Mike: Yeah, I could just go down the line. Every one of them truly is an amazing story. And what it causes one to realize is that for this person to get exonerated, this had to happen, this had to happen, this had to happen, this had to happen. What are the chances of any of those happening, let alone each of them happening in the same case? The logical inference from that is there’s a whole lot of innocent people in prison who haven’t been identified, or have been identified, but have never been able to be successfully exonerated. So, for everybody who’s exonerated, I would say there’s say there are 10 or 15 who’ve never been identified or exonerated.
Laura: Wow, that’s a remarkable number. Shocking. There’s a lot of work to do and it take a lot of time. Let’s talk about the students a little bit to circle back. It’s really interesting and wonderful that you’re working with students. What’s that like?
Mike: I really enjoy it. They’re really smart. Some of them think they’re cynical, but they’re not cynical yet. What’s interesting is when I present them with the way things work, they’re like, “What? The United States Supreme Court does not recognize actual innocence as a grounds for relief?” Which is true. How can that be? What? Here’s a case where they proved this, this, and this and the prosecutor still wouldn’t agree that they were innocent and made up these alternative theories? What’s wrong with these people? There’s a law professor and author who’s written on the subject, I think a book or law review on innocence deniers, where she catalogues some instances around the country where someone has proven their innocent beyond all doubt, but yet the prosecutors will come up with some cockamamie theory about how they could still be guilty. Kind of like how I referenced a while ago on the Patrick Waller case. Well maybe there were three people and not just two. That kind of thing. Some of them were much more far-flung than that. Some of them I’m still trying to come up with an answer for them. How can they do that? How can they say that? And the only one I’ve been able to come up with and is the most honest answer that I’ve been able to come up with is they’re just assholes. These judges, these prosecutors that won’t give relief where it so obviously should be given or who come up with these cockamamie theories even though this, this, and this, they’re still guilty because of this new theory. They’re just assholes. I wish I could come up with a more academic answer that than that.

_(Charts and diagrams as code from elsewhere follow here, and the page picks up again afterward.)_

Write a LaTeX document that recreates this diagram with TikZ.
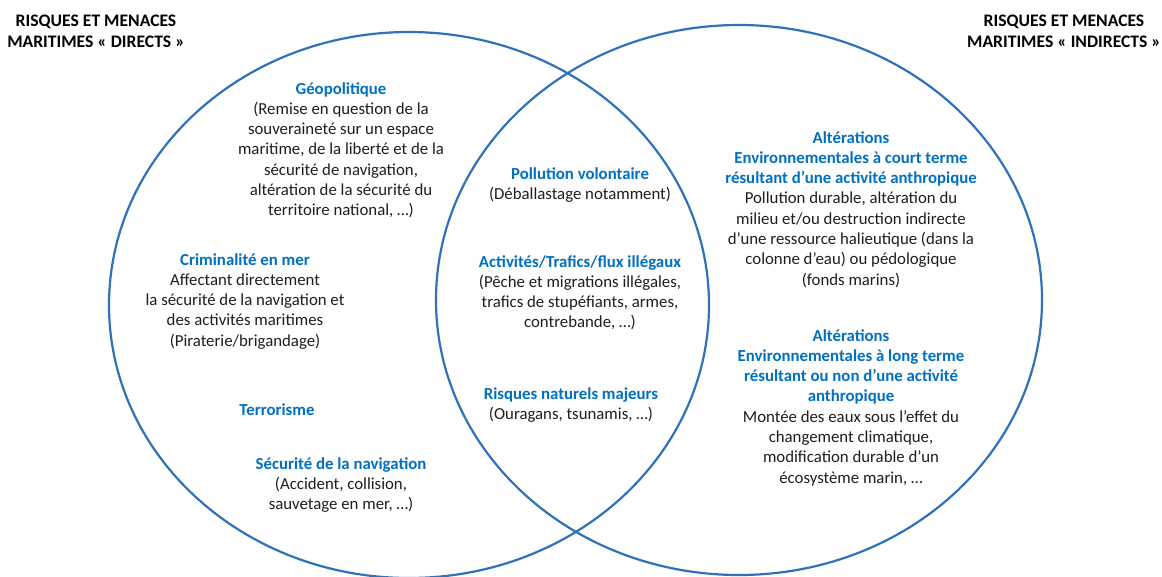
\documentclass[tikz,border=0pt]{standalone}
\usepackage{fontspec}
\setmainfont{Carlito}
\usepackage{xcolor}
\definecolor{cblue}{RGB}{47,114,186}
\definecolor{hblue}{RGB}{0,112,192}
\definecolor{txt}{RGB}{30,30,30}
\newcommand{\hd}[1]{\textcolor{hblue}{\bfseries #1}}
\newcommand{\blk}[1]{\begin{tabular}[t]{@{}c@{}}#1\end{tabular}}
\begin{document}
\begin{tikzpicture}[x=1pt,y=-1pt,
  ring/.style={draw=cblue,line width=2.2pt},
  blk/.style={anchor=base,inner sep=0pt,text=txt,font=\fontsize{16.8}{20.3}\selectfont},
  ttl/.style={anchor=base,inner sep=0pt,text=black,font=\fontsize{17.6}{21}\selectfont\bfseries}]
\useasboundingbox[fill=white] (0,0) rectangle (1162,576);
\draw[ring] (409,305) ellipse [x radius=300pt, y radius=273pt];
\draw[ring] (739,300) ellipse [x radius=303pt, y radius=275pt];
\node[ttl] (tl) at (96,26.5) {\blk{RISQUES ET MENACES\\MARITIMES « DIRECTS »}};
\node[ttl] (tr) at (1064,26.5) {\blk{RISQUES ET MENACES\\MARITIMES « INDIRECTS »}};
\node[blk] (geo) at (341,94) {\blk{\hd{Géopolitique}\\(Remise en question de la\\souveraineté sur un espace\\maritime, de la liberté et de la\\sécurité de navigation,\\altération de la sécurité du\\territoire national, …)}};
\node[blk] (crim) at (245,265) {\blk{\hd{Criminalité en mer}\\Affectant directement\\la sécurité de la navigation et\\des activités maritimes\\(Piraterie/brigandage)}};
\node[blk] (terr) at (277,415) {\blk{\hd{Terrorisme}}};
\node[blk] (secu) at (341,469) {\blk{\hd{Sécurité de la navigation}\\(Accident, collision,\\sauvetage en mer, …)}};
\node[blk] (poll) at (580,179) {\blk{\hd{Pollution volontaire}\\(Déballastage notamment)}};
\node[blk] (acti) at (580,267) {\blk{\hd{Activités/Trafics/flux illégaux}\\(Pêche et migrations illégales,\\trafics de stupéfiants, armes,\\contrebande, …)}};
\node[blk] (risq) at (571,399) {\blk{\hd{Risques naturels majeurs}\\(Ouragans, tsunamis, …)}};
\node[blk] (alta) at (851,143) {\blk{\hd{Altérations}\\\hd{Environnementales à court terme}\\\hd{résultant d’une activité anthropique}\\Pollution durable, altération du\\milieu et/ou destruction indirecte\\d’une ressource halieutique (dans la\\colonne d’eau) ou pédologique\\(fonds marins)}};
\node[blk] (altb) at (851,341) {\blk{\hd{Altérations}\\\hd{Environnementales à long terme}\\\hd{résultant ou non d’une activité}\\\hd{anthropique}\\Montée des eaux sous l’effet du\\changement climatique,\\modification durable d’un\\écosystème marin, …}};
\end{tikzpicture}
\end{document}
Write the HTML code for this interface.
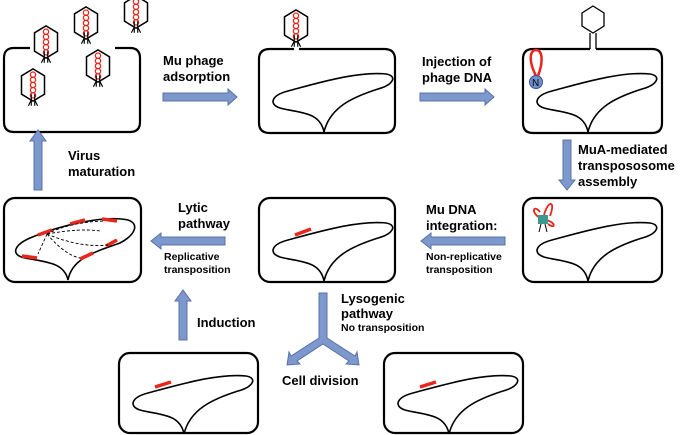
<!DOCTYPE html>
<html><head><meta charset="utf-8"><style>
body{margin:0;background:#fff}
svg{display:block}
text{font-family:"Liberation Sans",Arial,sans-serif;font-weight:bold;fill:#000}
.b{fill:none;stroke:#000;stroke-width:2.2}
.l{fill:none;stroke:#000;stroke-width:1.6}
.r{stroke:#e8261c;stroke-width:3.5;stroke-linecap:butt}
.ar{fill:#7d98cc;stroke:#5872a8;stroke-width:1}
.t{font-size:13px}
.s{font-size:10.5px}
</style></head><body>
<svg width="685" height="435" viewBox="0 0 685 435" xmlns="http://www.w3.org/2000/svg">
<defs>
<path id="loop" d="M66,83 C62,62 40,64 22,59 C10,55 14,46 30,42 C60,34 100,22 128,25 C140,27 135,36 120,40 C95,48 72,58 66,83" class="l"/>
<g id="phage">
<g transform="scale(1.15)">
<polygon points="0,-14 10,-8 10,8 0,14 -10,8 -10,-8" fill="#fff" stroke="#000" stroke-width="1.3"/>
<g fill="none" stroke="#e8261c" stroke-width="1.1">
<circle cx="0" cy="-9" r="2.3"/><circle cx="0" cy="-4.5" r="2.3"/><circle cx="0" cy="0" r="2.3"/><circle cx="0" cy="4.5" r="2.3"/><circle cx="0" cy="9" r="2.3"/></g>
<path d="M-1.5,8 V18 M1.5,8 V18 M-4,18 L-1.5,13 M4,18 L1.5,13" stroke="#000" stroke-width="1" fill="none"/>
</g>
</g>
</defs>

<!-- Row 1 -->
<path class="b" d="M30,48 H14 Q4,48 4,58 V122 Q4,132 14,132 H130 Q140,132 140,122 V58 Q140,48 130,48 H115"/>
<use href="#phage" x="46" y="42"/>
<use href="#phage" x="86" y="23"/>
<use href="#phage" x="136" y="12"/>
<use href="#phage" x="98" y="66"/>
<use href="#phage" x="33" y="85"/>

<path class="b" d="M294,49 H270 Q259,49 259,59 V123 Q259,133 270,133 H384 Q395,133 395,123 V59 Q395,49 384,49 H299"/>
<use href="#phage" x="296" y="26"/>
<use href="#loop" x="258" y="49"/>

<path class="b" d="M590,49 H533 Q523,49 523,59 V123 Q523,133 533,133 H652 Q662,133 662,123 V59 Q662,49 652,49 H596"/>
<polygon points="593,6 604,13 604,26 593,33 582,26 582,13" fill="none" stroke="#000" stroke-width="1.3"/>
<path d="M590,33 V49 M596,33 V49" stroke="#000" stroke-width="1.3"/>
<use href="#loop" x="522" y="49"/>
<path d="M536,76 C528,60 530,50 536,50 C542,50 544,60 538,76" fill="none" stroke="#e8261c" stroke-width="2.5"/>
<circle cx="536" cy="82" r="6.5" fill="#6f8fcf" stroke="#3b4f86"/>
<text x="532" y="86" style="font-size:10px;font-weight:normal">N</text>

<!-- Row 2 -->
<rect class="b" x="4" y="198" width="137" height="84" rx="11"/>
<path class="l" d="M68,280 C64,262 45,262 25,258 C10,255 14,245 30,238 C60,225 105,215 128,220 C140,224 135,235 120,243 C95,252 72,258 68,280"/>
<g class="r"><line x1="38" y1="235" x2="52" y2="230"/><line x1="70" y1="224" x2="85" y2="220"/><line x1="102" y1="219" x2="117" y2="221"/><line x1="106" y1="246" x2="117" y2="240"/><line x1="22" y1="256" x2="37" y2="258"/><line x1="80" y1="259" x2="93" y2="253"/></g>
<g fill="none" stroke="#000" stroke-width="0.9" stroke-dasharray="3,2"><path d="M47,234 Q70,222 105,221"/><path d="M47,234 Q80,228 100,231"/><path d="M47,234 Q80,248 108,245"/><path d="M47,234 Q65,255 80,258"/><path d="M47,234 L38,254"/></g>

<rect class="b" x="259" y="198" width="136" height="84" rx="11"/>
<use href="#loop" x="258" y="198"/>
<line class="r" x1="295" y1="235" x2="311" y2="229"/>

<rect class="b" x="523" y="198" width="139" height="84" rx="11"/>
<use href="#loop" x="522" y="198"/>
<g fill="none" stroke="#e8261c" stroke-width="1.8"><path d="M540,218 C530,212 534,204 540,212"/><path d="M544,215 C548,200 556,200 550,216"/><path d="M546,220 C556,222 556,230 548,224"/></g>
<rect x="538" y="215" width="10" height="9" fill="#3a9a8c"/>
<path d="M541,224 L539,232 M545,224 L547,232" stroke="#000" stroke-width="1"/>

<!-- Row 3 -->
<rect class="b" x="119" y="353" width="139" height="80" rx="11"/>
<use href="#loop" x="118" y="351"/>
<line class="r" x1="155" y1="387" x2="171" y2="382"/>
<rect class="b" x="384" y="353" width="139" height="80" rx="11"/>
<use href="#loop" x="383" y="351"/>
<line class="r" x1="420" y1="387" x2="436" y2="382"/>

<!-- Arrows -->
<polygon class="ar" points="163,93 228,93 228,89 237,97 228,105 228,101 163,101"/>
<polygon class="ar" points="420,93 485,93 485,89 494,97 485,105 485,101 420,101"/>
<polygon class="ar" points="563,140 571,140 571,180 575,180 567,190 559,180 563,180"/>
<polygon class="ar" points="505,237 431,237 431,233 421,241 431,249 431,245 505,245"/>
<polygon class="ar" points="225,237 161,237 161,233 151,241 161,249 161,245 225,245"/>
<polygon class="ar" points="34,190 42,190 42,141 46,141 38,130 30,141 34,141"/>
<polygon class="ar" points="179,340 187,340 187,301 191,301 183,290 175,301 179,301"/>
<polygon class="ar" points="319,293 327,293 327,338 355,356 357,352 359,365 346,364 349,361 323,344 297,361 300,364 287,365 289,352 291,356 319,338"/>

<!-- Labels -->
<text class="t" x="163" y="65">Mu phage</text>
<text class="t" x="163" y="81">adsorption</text>
<text class="t" x="422" y="66">Injection of</text>
<text class="t" x="422" y="82">phage DNA</text>
<text class="t" x="578" y="154">MuA-mediated</text>
<text class="t" x="578" y="170">transpososome</text>
<text class="t" x="578" y="186">assembly</text>
<text class="t" x="426" y="214">Mu DNA</text>
<text class="t" x="426" y="230">integration:</text>
<text class="s" x="426" y="260">Non-replicative</text>
<text class="s" x="426" y="273">transposition</text>
<text class="t" x="178" y="212">Lytic</text>
<text class="t" x="178" y="228">pathway</text>
<text class="s" x="164" y="260">Replicative</text>
<text class="s" x="164" y="273">transposition</text>
<text class="t" x="68" y="160">Virus</text>
<text class="t" x="68" y="176">maturation</text>
<text class="t" x="197" y="327">Induction</text>
<text class="t" x="341" y="303">Lysogenic</text>
<text class="t" x="341" y="318">pathway</text>
<text class="s" x="341" y="331">No transposition</text>
<text class="t" x="282" y="385">Cell division</text>
</svg>
</body></html>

Laura: I don’t know. Sometimes we see it again and again in different places that confirmation bias. Once you’ve said something, no one wants to change their minds. It’s difficult to overcome.
Mike: They cannot hold two different ideas in their heads at one time. That cognitive dissonance is just too much for them.
Laura: What made it so important to bring this to ISHI and present for us this year?
Mike: I’m so glad to know that ISHI exists. This conference has been great. I didn’t even know it existed, but I guess a DNA expert that we use as a consultant as an expert who has helped me out on so many cases, including the one I’m going to talk about tomorrow, Angie Ambers, connected us. I guess she thought that I would enjoy doing this and maybe it would be a good fit, and so I said, “Sure, I’ll do it.” So here I am.
Laura: We are so glad to have you here. We really appreciate it. The experience has been good for you so far?
Mike: Yeah, it’s been great. I want to send somebody from our organization, our non-profit here, every year, I think. Now that I’ve seen what goes on here, there’s so much that I’ve sat and listened to that I go, this is fascinating. I don’t understand it, but it’s fascinating and I need to know it, because my work involves so much of it.
Laura: And I think that’s what we see is that it’s where academia meets law enforcement meets DNA. Some scientists and all the technical specialists. Thank you so much for being here Mike.